:: Goal ::
Pick out every line in the data below that holds "this".

[START OF Data provided]

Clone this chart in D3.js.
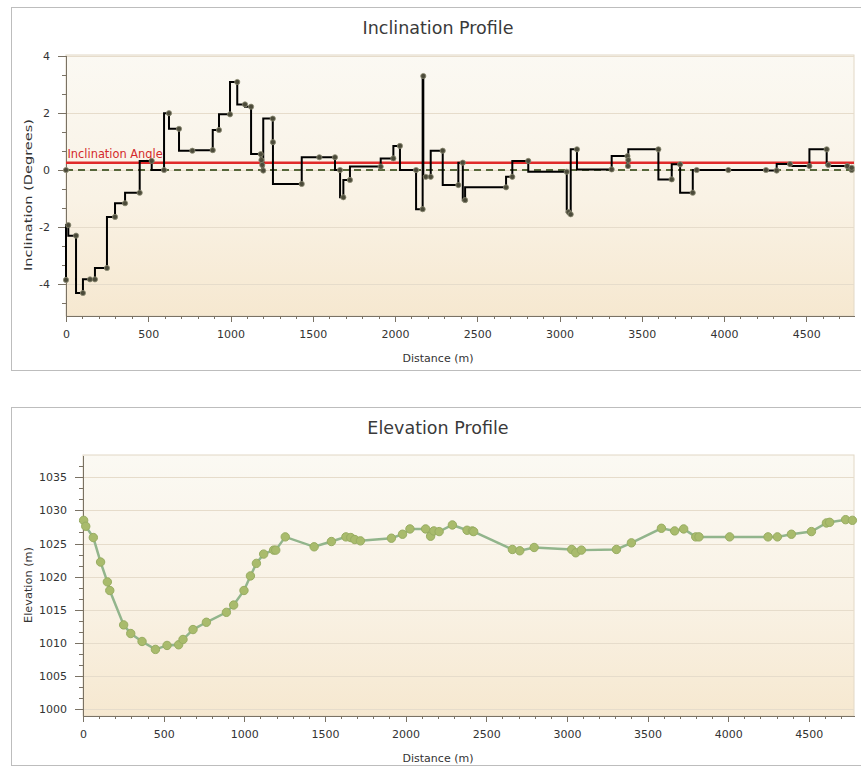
<!DOCTYPE html>
<html lang="en">
  <head>
    <meta charset="UTF-8">
    <script type="text/javascript" src="https://cdn.jsdelivr.net/npm/d3@7"></script>
    <style>
      body { margin: 0; background: #fff; }
      .axis path,
      .axis line {
        stroke: #7a7264;
        shape-rendering: crispEdges;
      }
      .axis text {
        font-family: 'DejaVu Sans', sans-serif;
        font-size: 11px;
        fill: #333;
      }
      .title {
        font-family: 'DejaVu Sans', sans-serif;
        font-size: 17.5px;
        fill: #3a3a3a;
      }
      .label {
        font-family: 'DejaVu Sans', sans-serif;
        font-size: 11px;
        fill: #333;
      }
    </style>
    <title>Inclination and Elevation Profile</title>
  </head>
  <body>
    <script type="text/javascript">
      let w = 861;
      let h = 767;

      // Inclination profile (distance in m, inclination in degrees)
      let incDistance = [0, 14, 61, 103, 146, 176, 249, 298, 359, 448, 521, 596, 626, 687, 768, 892, 930, 997,
        1041, 1088, 1125, 1184, 1188, 1193, 1199, 1257, 1258, 1433, 1540, 1635, 1666, 1686, 1726, 1913, 1990,
        2030, 2128, 2168, 2172, 2187, 2217, 2290, 2385, 2412, 2426, 2675, 2713, 2810, 3044, 3055, 3068, 3106,
        3317, 3413, 3416, 3418, 3601, 3682, 3733, 3810, 3834, 4026, 4255, 4320, 4401, 4519, 4624, 4634, 4749, 4776];
      let incValues = [-3.87, -1.94, -2.31, -4.33, -3.85, -3.85, -3.45, -1.65, -1.17, -0.80, 0.32, 0.00, 2.00,
        1.45, 0.68, 0.70, 1.41, 1.96, 3.10, 2.31, 2.23, 0.56, 0.35, 0.18, -0.02, 1.81, 0.98, -0.49, 0.45, 0.45,
        0.00, -0.96, -0.35, 0.12, 0.41, 0.85, 0.00, -1.38, 3.31, -0.24, -0.24, 0.68, -0.53, 0.26, -1.06, -0.61,
        -0.24, 0.32, -0.06, -1.48, -1.56, 0.73, 0.02, 0.49, 0.14, 0.35, 0.73, -0.33, 0.20, -0.80, 0.00, 0.00,
        0.00, -0.02, 0.21, 0.14, 0.73, 0.18, 0.14, 0.08];
      let inclinationAngle = 0.26;
      let zeroLine = [[0, 0], [4776, 0]];

      // Elevation profile (distance in m, elevation in m)
      let elevDistance = [4, 17, 64, 109, 151, 166, 252, 296, 366, 449, 521, 593, 620, 682, 765, 889, 934, 998,
        1038, 1075, 1120, 1182, 1195, 1254, 1433, 1540, 1630, 1660, 1685, 1720, 1912, 1981, 2027, 2124, 2155,
        2175, 2208, 2290, 2381, 2414, 2422, 2662, 2708, 2797, 3030, 3055, 3090, 3307, 3400, 3586, 3668, 3724,
        3799, 3819, 4009, 4247, 4305, 4392, 4516, 4609, 4629, 4728, 4770];
      let elevValues = [1028.5, 1027.6, 1025.9, 1022.2, 1019.2, 1017.9, 1012.7, 1011.4, 1010.2, 1009.0, 1009.6,
        1009.7, 1010.5, 1012.0, 1013.1, 1014.6, 1015.7, 1017.9, 1020.1, 1022.0, 1023.4, 1024.0, 1024.0, 1026.0,
        1024.5, 1025.3, 1026.0, 1025.9, 1025.6, 1025.4, 1025.8, 1026.4, 1027.2, 1027.2, 1026.1, 1026.9, 1026.8,
        1027.8, 1027.0, 1026.9, 1026.8, 1024.1, 1023.9, 1024.4, 1024.1, 1023.6, 1024.0, 1024.1, 1025.1, 1027.3,
        1026.9, 1027.2, 1026.0, 1026.0, 1026.0, 1026.0, 1026.0, 1026.4, 1026.8, 1028.1, 1028.2, 1028.6, 1028.5];

      // Tick labels
      let xTicks = [0, 500, 1000, 1500, 2000, 2500, 3000, 3500, 4000, 4500];
      let incTicks = [-4, -2, 0, 2, 4];
      let elevTicks = [1000, 1005, 1010, 1015, 1020, 1025, 1030, 1035];

      let incData = incDistance.map((d, i) => [d, incValues[i]]);
      let elevData = elevDistance.map((d, i) => [d, elevValues[i]]);

      // plain labels: no thousands separator, ascii minus
      let plain = d => String(d);

      let svg = d3.select('body')
                  .append('svg')
                  .attr('width', w)
                  .attr('height', h);

      let defs = svg.append('defs');
      let grad = defs.append('linearGradient')
                     .attr('id', 'plotBg')
                     .attr('x1', 0).attr('y1', 0)
                     .attr('x2', 0).attr('y2', 1);
      grad.append('stop').attr('offset', '0%').attr('stop-color', '#fbf9f3');
      grad.append('stop').attr('offset', '55%').attr('stop-color', '#f9f2e5');
      grad.append('stop').attr('offset', '100%').attr('stop-color', '#f6e8d0');

      // Draws the frame, background, grid and axes of one chart panel
      function drawPanel(cfg) {
        let g = svg.append('g');

        // outer white panel
        g.append('rect')
          .attr('x', 11.5).attr('y', cfg.panelTop + 0.5)
          .attr('width', 870).attr('height', cfg.panelHeight)
          .attr('fill', '#fff')
          .attr('stroke', '#bdbdbd');

        g.append('text')
          .attr('class', 'title')
          .attr('x', 438).attr('y', cfg.panelTop + 27)
          .attr('text-anchor', 'middle')
          .text(cfg.title);

        // plot area
        g.append('rect')
          .attr('x', cfg.left).attr('y', cfg.top)
          .attr('width', cfg.right - cfg.left).attr('height', cfg.bottom - cfg.top)
          .attr('fill', 'url(#plotBg)')
          .attr('stroke', '#e2d8c6');

        // horizontal grid lines
        g.selectAll('.grid')
          .data(cfg.yTicks)
          .enter()
          .append('line')
          .attr('x1', cfg.left).attr('x2', cfg.right)
          .attr('y1', d => Math.round(cfg.y(d)) + 0.5)
          .attr('y2', d => Math.round(cfg.y(d)) + 0.5)
          .attr('stroke', '#e6dccb')
          .attr('stroke-width', 1);

        // minor ticks
        g.append('g')
          .attr('class', 'axis')
          .attr('transform', 'translate(0,' + cfg.bottom + ')')
          .call(d3.axisBottom(cfg.x).tickValues(d3.range(0, cfg.x.domain()[1], 100)).tickSize(3).tickFormat(''))
          .select('.domain').remove();
        g.append('g')
          .attr('class', 'axis')
          .attr('transform', 'translate(' + cfg.left + ',0)')
          .call(d3.axisLeft(cfg.y).tickValues(cfg.yMinor).tickSize(4).tickFormat(''))
          .select('.domain').remove();

        // major axes
        g.append('g')
          .attr('class', 'axis')
          .attr('transform', 'translate(0,' + cfg.bottom + ')')
          .call(d3.axisBottom(cfg.x).tickValues(xTicks).tickFormat(plain)
                  .tickSizeInner(6).tickSizeOuter(0).tickPadding(8));
        g.append('g')
          .attr('class', 'axis')
          .attr('transform', 'translate(' + cfg.left + ',0)')
          .call(d3.axisLeft(cfg.y).tickValues(cfg.yTicks).tickFormat(plain)
                  .tickSizeInner(8).tickSizeOuter(0).tickPadding(8));

        // axis titles
        g.append('text')
          .attr('class', 'label')
          .attr('x', 438).attr('y', cfg.bottom + 46)
          .attr('text-anchor', 'middle')
          .text('Distance (m)');
        g.append('text')
          .attr('class', 'label')
          .attr('transform', 'translate(32,' + cfg.yLabelMid + ') rotate(-90)')
          .attr('text-anchor', 'middle')
          .attr('textLength', cfg.yLabelLength)
          .attr('lengthAdjust', 'spacingAndGlyphs')
          .text(cfg.yLabel);

        return g;
      }

      /* ---------- Inclination Profile ---------- */
      let xInc = d3.scaleLinear().domain([0, 4790]).range([66, 854]);
      let yInc = d3.scaleLinear().domain([-5.14, 4.05]).range([316, 55]);

      let g1 = drawPanel({
        title: 'Inclination Profile',
        panelTop: 7, panelHeight: 363,
        left: 66, right: 854, top: 55, bottom: 316,
        x: xInc, y: yInc,
        yTicks: incTicks,
        yMinor: d3.range(-14, 13).map(k => k * 2 / 3).filter(v => v >= -5.1 && v <= 4.05),
        yLabel: 'Inclination (Degrees)', yLabelMid: 195, yLabelLength: 152
      });

      // zero reference line
      g1.append('path')
        .datum(zeroLine)
        .attr('d', d3.line().x(d => xInc(d[0])).y(d => yInc(d[1])))
        .attr('fill', 'none')
        .attr('stroke', '#56663a')
        .attr('stroke-width', 2)
        .attr('stroke-dasharray', '7,5');
      g1.selectAll('.zeroPt')
        .data(zeroLine)
        .enter()
        .append('circle')
        .attr('cx', d => xInc(d[0]))
        .attr('cy', d => yInc(d[1]))
        .attr('r', 2.6)
        .attr('fill', '#4c4b3a')
        .attr('stroke', '#8d8b74')
        .attr('stroke-width', 0.8);

      // inclination angle line
      g1.append('line')
        .attr('x1', xInc(0)).attr('x2', xInc(4790))
        .attr('y1', yInc(inclinationAngle)).attr('y2', yInc(inclinationAngle))
        .attr('stroke', '#e02a2a')
        .attr('stroke-width', 2.5);
      g1.append('text')
        .attr('x', xInc(0) + 1.5)
        .attr('y', yInc(inclinationAngle) - 5)
        .attr('font-family', 'DejaVu Sans, sans-serif')
        .attr('font-size', '11.4px')
        .attr('fill', '#d42a2a')
        .text('Inclination Angle');

      // stepped inclination profile
      g1.append('path')
        .datum(incData)
        .attr('d', d3.line().x(d => xInc(d[0])).y(d => yInc(d[1])).curve(d3.curveStepBefore))
        .attr('fill', 'none')
        .attr('stroke', '#000')
        .attr('stroke-width', 2);
      g1.selectAll('.incPt')
        .data(incData)
        .enter()
        .append('circle')
        .attr('cx', d => xInc(d[0]))
        .attr('cy', d => yInc(d[1]))
        .attr('r', 2.6)
        .attr('fill', '#4c4b3a')
        .attr('stroke', '#8d8b74')
        .attr('stroke-width', 0.8);

      /* ---------- Elevation Profile ---------- */
      let xElev = d3.scaleLinear().domain([0, 4780]).range([83, 854]);
      let yElev = d3.scaleLinear().domain([998.94, 1038.37]).range([716, 455]);

      let g2 = drawPanel({
        title: 'Elevation Profile',
        panelTop: 407, panelHeight: 358,
        left: 83, right: 854, top: 455, bottom: 716,
        x: xElev, y: yElev,
        yTicks: elevTicks,
        yMinor: d3.range(0, 24).map(k => 1000 + k * 5 / 3).filter(v => v <= 1038.3),
        yLabel: 'Elevation (m)', yLabelMid: 585, yLabelLength: 76
      });

      g2.append('path')
        .datum(elevData)
        .attr('d', d3.line().x(d => xElev(d[0])).y(d => yElev(d[1])))
        .attr('fill', 'none')
        .attr('stroke', '#92b58c')
        .attr('stroke-width', 2.5);
      g2.selectAll('.elevPt')
        .data(elevData)
        .enter()
        .append('circle')
        .attr('cx', d => xElev(d[0]))
        .attr('cy', d => yElev(d[1]))
        .attr('r', 4.2)
        .attr('fill', '#a9bb6c')
        .attr('stroke', '#98ad62')
        .attr('stroke-width', 1);
    </script>
  </body>
</html>
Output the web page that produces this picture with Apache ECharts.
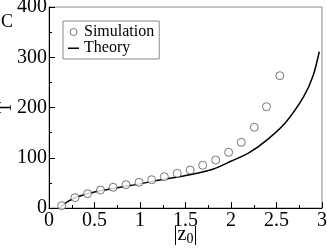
<!DOCTYPE html>
<html><head><meta charset="utf-8">
<script src="https://cdn.jsdelivr.net/npm/echarts@6/dist/echarts.min.js"></script>
<style>html,body{margin:0;padding:0;background:#fff}#c{width:327px;height:251px}</style>
</head><body><div id="c"></div>
<script>
const simX = [0.139, 0.285, 0.424, 0.566, 0.704, 0.846, 0.989, 1.128, 1.267, 1.409, 1.552, 1.689, 1.832, 1.974, 2.113, 2.256, 2.390, 2.537];
const simY = [4.6, 20.5, 28.5, 35.8, 41.2, 46.4, 51.1, 56.3, 62.3, 69.1, 75.6, 85, 95.5, 110.8, 130.7, 160.6, 201.6, 263.3];
const theoX = [0.12, 0.15, 0.2, 0.3, 0.4, 0.5, 0.6, 0.8, 1.0, 1.2, 1.4, 1.6, 1.8, 2.0, 2.2, 2.4, 2.6, 2.8, 2.9, 2.97];
const theoY = [0, 5, 12, 21.5, 27.5, 32, 35.5, 42, 48, 55, 61, 68, 77, 93, 110, 136, 170, 222, 262, 311];
const xTicks = [0, 0.5, 1, 1.5, 2, 2.5, 3];
const yTicks = [0, 100, 200, 300, 400];

const FONT = 'Liberation Serif';
const chart = echarts.init(document.getElementById('c'), null, {renderer: 'canvas'});
chart.setOption({
  animation: false,
  backgroundColor: '#fff',
  grid: {left: 49, top: 7, right: 5, bottom: 43, show: true, borderColor: '#888', borderWidth: 1,
         containLabel: false, outerBoundsMode: 'none'},
  graphic: [{type: 'text', left: 1, top: 13, style: {text: 'C', font: '18px "Liberation Serif"', fill: '#000'}}],
  legend: {
    orient: 'vertical', left: 63, top: 21, padding: [3, 5, 3, 5],
    itemWidth: 11, itemHeight: 7, itemGap: 0,
    borderColor: '#888', borderWidth: 1,
    textStyle: {fontFamily: FONT, fontSize: 16, color: '#000', lineHeight: 15},
    data: [
      {name: 'Simulation', icon: 'circle', itemStyle: {color: '#fff', borderColor: '#555', borderWidth: 1}},
      {name: 'Theory', icon: 'path://M0,0M0,3H11V4.5H0ZM11,7', itemStyle: {color: '#000', borderWidth: 0}}
    ]
  },
  xAxis: {
    type: 'value', min: xTicks[0], max: xTicks[xTicks.length - 1], interval: 0.5,
    name: '|z{sub|0}|', nameLocation: 'middle', nameGap: 15, nameMoveOverlap: false,
    nameTextStyle: {fontFamily: FONT, fontSize: 20, color: '#000', verticalAlign: 'top',
      rich: {sub: {fontFamily: FONT, fontSize: 14, verticalAlign: 'bottom', padding: [9, 0, 0, 0]}}},
    axisLine: {lineStyle: {color: '#000', width: 1}},
    axisTick: {inside: true, length: 6, lineStyle: {color: '#000'}},
    minorTick: {show: true, splitNumber: 2, length: 3, lineStyle: {color: '#000'}},
    splitLine: {show: false},
    axisLabel: {fontFamily: FONT, fontSize: 20, color: '#000', margin: 3,
      formatter: v => (xTicks.includes(v) ? String(v) : '')}
  },
  yAxis: {
    type: 'value', min: yTicks[0], max: yTicks[yTicks.length - 1], interval: 100,
    name: 'T', nameLocation: 'middle', nameGap: 34, nameMoveOverlap: false,
    nameTextStyle: {fontFamily: FONT, fontSize: 18, color: '#000'},
    axisLine: {show: true, lineStyle: {color: '#000', width: 1}},
    axisTick: {show: true, inside: true, length: 6, lineStyle: {color: '#000'}},
    minorTick: {show: true, splitNumber: 2, length: 3, lineStyle: {color: '#000'}},
    splitLine: {show: false},
    axisLabel: {fontFamily: FONT, fontSize: 20, color: '#000', margin: 2}
  },
  series: [
    {name: 'Simulation', type: 'scatter', symbol: 'circle', symbolSize: 8,
     itemStyle: {color: '#fff', borderColor: '#555', borderWidth: 1},
     data: simX.map((x, i) => [x, simY[i]]), z: 3},
    {name: 'Theory', type: 'line', symbol: 'none', smooth: 0.3,
     lineStyle: {color: '#000', width: 1.5}, itemStyle: {color: '#000'},
     data: theoX.map((x, i) => [x, theoY[i]]), z: 2}
  ]
});
</script></body></html>
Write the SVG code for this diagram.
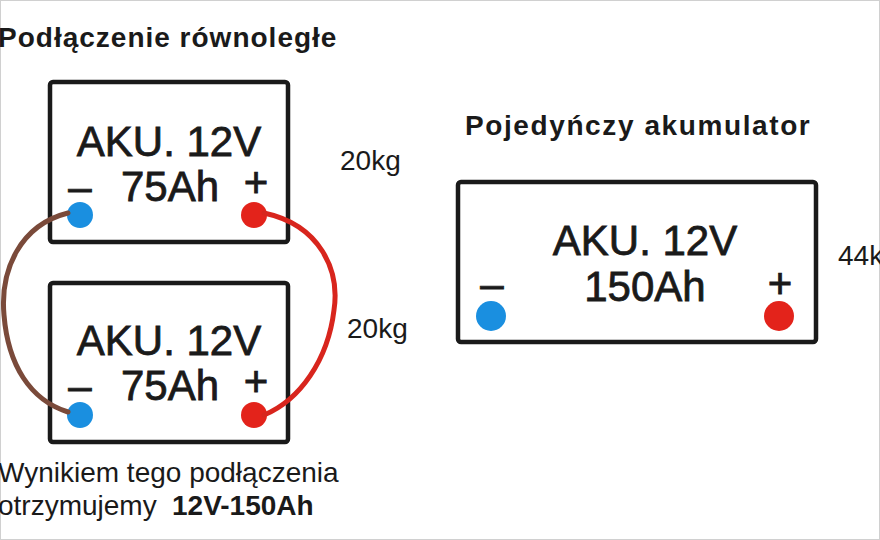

[END OF Data provided]

:: Final answer ::
Clone this chart in D3.js.
Output the web page that produces this picture with Apache ECharts.
Write the SVG code for this diagram.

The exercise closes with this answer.